Arts & Culture

Artists and hard times

4 min read

Some decided to echo reality and reflect Depression in their work

Sometimes, creativity can help to illuminate the world.

Such is the case with the work of Ben Shahn, a Lithuanian-born American painter, muralist, graphic artist, and photographer.

After studying art abroad early in the 20th century, Shahn found the formalism and rich colors associated with early European modernism no longer appealing when he returned to New York City in the 1930s and saw a “changed economic reality.” Instead, he turned his creative eye to the street.

“What he finds, like so many artists of his generation, is a kind of revived vitality of the sidewalk,” said curator Deborah Martin Kao, who explored Shahn’s life and work during a discussion Tuesday (March 2) at the Arthur M. Sackler Museum.

Kao’s talk was part of an event titled “Creative Responses to Hard Times,” which explored the ways that some artists responded to economic distress. The afternoon event included a discussion of the Clifford Odets play “Paradise Lost” and a performance by the Living Newspaper company of New York.

The presentations were part of the Harvard Art Museum’s ongoing “Two-Point Perspective Gallery Talks,” a lecture series that offers visitors a chance to explore objects and topics from varied points of view. The talks are given by museum curators, conservators, and educators, Harvard faculty members, and outside scholars. The series, part of the museum’s effort to collaborate with departments from across the University on educational initiatives, was developed to help “stimulate thinking about works of art and encourage participants to explore their own ways of seeing.”

Inspired by newspaper photographs, Shahn took to Manhattan’s streets to capture photos of the era and everyday people. He could employ subterfuge in his quest for authenticity, noted Kao. He used a small, right-angle viewfinder that allowed him to point his camera in one direction while taking pictures of subjects actually off to the side, unaware of the lens.

Kao, head curator and Richard L. Menschel Curator of Photography at the museum, discussed the differences in dress, immigrant status, and ethnicity present in a black-and-white photograph by Shahn from the early 1930s, and his drawing of the same scene. The works depict an African-American laborer leaning against a pilaster, juxtaposed with a seated white man in a suit.

In addition to the image’s gripping subject matter and “complicated structure,” Shahn’s work renders the viewer an active observer, said Kao.

“You are being put directly on the sidewalks of New York, directly on the stage of the living theater that he was interested in displaying. …You are literally being sandwiched into that street scene.”

Shahn’s work, added Kao, was seen as pushing back “against ideas of what high art is, how art should engage the everyday world, and what art can mean in the larger society.”

Next door, amid works of color and cubism by Gustav Klimt and Pablo Picasso, in the museum’s first-floor gallery, Whitney Eggers, dramaturge for the American Repertory Theater (A.R.T.), explained the ethos behind “Paradise Lost,” the play by American Clifford Odets.
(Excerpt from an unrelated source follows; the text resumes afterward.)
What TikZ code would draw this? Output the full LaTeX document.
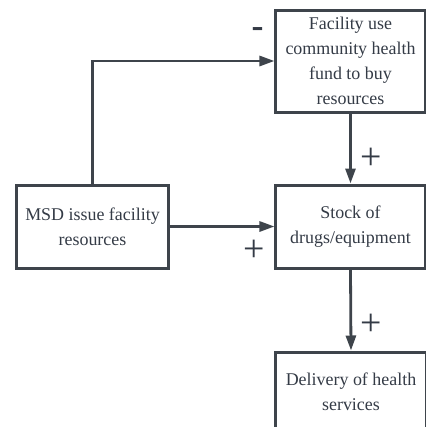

The work, a vivid depiction of a middle class family’s struggle to survive during the Depression, is part of the A.R.T.’s current schedule. With his true-to-life theme and gritty dialogue, Odets captured the desperation of the times and broke from other plays of the era that betrayed a disconnect between “theater and audience, between the plays and the society in which they were being written,” said Eggers.
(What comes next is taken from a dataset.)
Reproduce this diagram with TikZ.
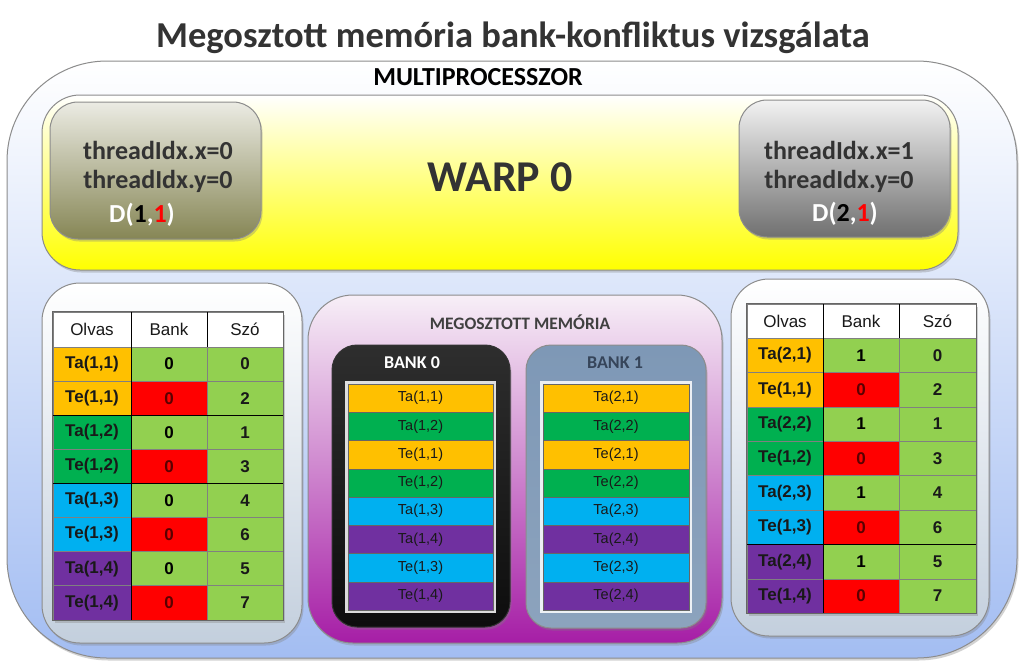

In Odets’ works, she noted, “Americans saw their own lives ennobled on the stage.”

According to Eggers, Odets called “Paradise Lost” his favorite play and wrote that the work “contains a depth of perception, a web of sensory impressions, and a level of both personal and social experience not allotted to my other plays.”
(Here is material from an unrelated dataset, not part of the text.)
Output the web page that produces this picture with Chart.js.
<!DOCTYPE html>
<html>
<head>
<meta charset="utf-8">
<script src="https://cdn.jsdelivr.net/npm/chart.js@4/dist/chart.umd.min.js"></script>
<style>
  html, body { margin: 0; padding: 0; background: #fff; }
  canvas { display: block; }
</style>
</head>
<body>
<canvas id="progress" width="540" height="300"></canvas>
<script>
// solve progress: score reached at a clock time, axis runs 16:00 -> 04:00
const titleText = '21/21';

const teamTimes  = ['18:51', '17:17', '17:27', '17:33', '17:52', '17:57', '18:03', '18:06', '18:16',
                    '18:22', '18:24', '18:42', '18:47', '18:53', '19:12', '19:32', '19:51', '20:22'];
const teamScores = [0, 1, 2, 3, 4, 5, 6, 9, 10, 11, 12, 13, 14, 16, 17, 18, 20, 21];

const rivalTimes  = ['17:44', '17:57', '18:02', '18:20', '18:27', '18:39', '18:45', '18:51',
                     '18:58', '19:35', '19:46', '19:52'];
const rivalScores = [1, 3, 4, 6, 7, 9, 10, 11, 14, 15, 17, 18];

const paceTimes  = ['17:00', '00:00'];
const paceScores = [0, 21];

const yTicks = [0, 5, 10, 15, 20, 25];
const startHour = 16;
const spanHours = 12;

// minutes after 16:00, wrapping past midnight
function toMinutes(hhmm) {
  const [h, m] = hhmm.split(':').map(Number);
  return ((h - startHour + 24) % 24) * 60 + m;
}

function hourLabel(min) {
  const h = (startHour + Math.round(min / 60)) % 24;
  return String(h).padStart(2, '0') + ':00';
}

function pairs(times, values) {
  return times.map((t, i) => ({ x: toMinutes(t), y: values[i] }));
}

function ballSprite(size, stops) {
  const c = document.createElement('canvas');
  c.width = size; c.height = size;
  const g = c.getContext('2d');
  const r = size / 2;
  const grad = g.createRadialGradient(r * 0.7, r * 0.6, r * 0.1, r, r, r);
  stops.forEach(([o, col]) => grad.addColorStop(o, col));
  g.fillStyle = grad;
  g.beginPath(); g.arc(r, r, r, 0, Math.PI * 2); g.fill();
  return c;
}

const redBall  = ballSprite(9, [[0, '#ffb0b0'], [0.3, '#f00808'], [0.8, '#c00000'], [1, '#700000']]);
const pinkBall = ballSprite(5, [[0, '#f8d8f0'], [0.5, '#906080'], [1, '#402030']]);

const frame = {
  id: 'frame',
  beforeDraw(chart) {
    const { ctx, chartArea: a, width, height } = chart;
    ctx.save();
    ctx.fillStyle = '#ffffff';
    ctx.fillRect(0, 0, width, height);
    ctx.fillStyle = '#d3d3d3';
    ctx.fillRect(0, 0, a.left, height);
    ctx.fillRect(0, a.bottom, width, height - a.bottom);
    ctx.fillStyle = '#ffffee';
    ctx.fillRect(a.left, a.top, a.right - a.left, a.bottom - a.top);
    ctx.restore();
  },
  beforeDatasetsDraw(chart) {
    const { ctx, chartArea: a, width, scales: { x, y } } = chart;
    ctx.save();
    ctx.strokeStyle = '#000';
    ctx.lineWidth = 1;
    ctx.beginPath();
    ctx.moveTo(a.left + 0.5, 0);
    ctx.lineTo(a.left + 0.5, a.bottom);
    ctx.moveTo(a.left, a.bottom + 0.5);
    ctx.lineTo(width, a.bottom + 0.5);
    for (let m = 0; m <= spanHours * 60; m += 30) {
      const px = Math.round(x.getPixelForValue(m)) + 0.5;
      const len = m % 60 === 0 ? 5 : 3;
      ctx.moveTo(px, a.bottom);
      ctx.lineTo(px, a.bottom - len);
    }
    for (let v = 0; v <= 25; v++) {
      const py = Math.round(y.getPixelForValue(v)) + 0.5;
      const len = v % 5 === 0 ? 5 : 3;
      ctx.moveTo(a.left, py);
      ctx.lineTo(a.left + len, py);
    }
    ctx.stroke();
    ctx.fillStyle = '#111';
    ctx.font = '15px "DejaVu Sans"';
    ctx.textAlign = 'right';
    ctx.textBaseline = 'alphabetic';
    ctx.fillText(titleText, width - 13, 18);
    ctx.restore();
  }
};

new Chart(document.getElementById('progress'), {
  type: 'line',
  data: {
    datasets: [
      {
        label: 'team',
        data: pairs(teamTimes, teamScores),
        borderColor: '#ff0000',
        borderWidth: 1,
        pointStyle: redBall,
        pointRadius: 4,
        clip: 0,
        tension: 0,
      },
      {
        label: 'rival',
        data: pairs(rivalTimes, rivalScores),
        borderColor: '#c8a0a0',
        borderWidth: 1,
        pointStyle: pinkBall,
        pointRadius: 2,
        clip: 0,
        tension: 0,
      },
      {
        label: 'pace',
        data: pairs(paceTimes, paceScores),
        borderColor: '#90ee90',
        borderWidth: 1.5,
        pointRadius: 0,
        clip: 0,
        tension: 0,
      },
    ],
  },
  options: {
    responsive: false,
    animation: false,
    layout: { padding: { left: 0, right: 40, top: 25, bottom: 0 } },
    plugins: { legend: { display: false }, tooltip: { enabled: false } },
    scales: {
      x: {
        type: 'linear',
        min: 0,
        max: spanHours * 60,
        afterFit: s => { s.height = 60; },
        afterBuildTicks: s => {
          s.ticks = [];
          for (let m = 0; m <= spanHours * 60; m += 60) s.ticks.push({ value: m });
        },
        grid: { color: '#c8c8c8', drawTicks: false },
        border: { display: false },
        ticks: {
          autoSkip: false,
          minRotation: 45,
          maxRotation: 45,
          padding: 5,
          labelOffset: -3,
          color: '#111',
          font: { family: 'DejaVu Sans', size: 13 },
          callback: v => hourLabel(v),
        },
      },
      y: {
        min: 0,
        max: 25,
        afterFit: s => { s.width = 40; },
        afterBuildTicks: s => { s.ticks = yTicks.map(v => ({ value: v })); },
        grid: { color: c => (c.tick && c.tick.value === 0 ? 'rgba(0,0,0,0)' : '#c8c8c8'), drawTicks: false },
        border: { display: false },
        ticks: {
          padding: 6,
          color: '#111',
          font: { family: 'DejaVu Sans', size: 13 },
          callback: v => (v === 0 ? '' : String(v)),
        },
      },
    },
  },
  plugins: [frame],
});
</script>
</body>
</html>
With worldwide economic woes again making headlines, the Living Newspaper company added another dimension to the theme with a brief performance that involved members of the A.R.T. and the audience. The company creates work from current news stories and emphasizes a connection “to the human story behind the news.”

In the museum’s lecture hall, the troupe took suggestions from the crowd and quickly created a brief sketch based on Harvard’s and the nation’s financial issues.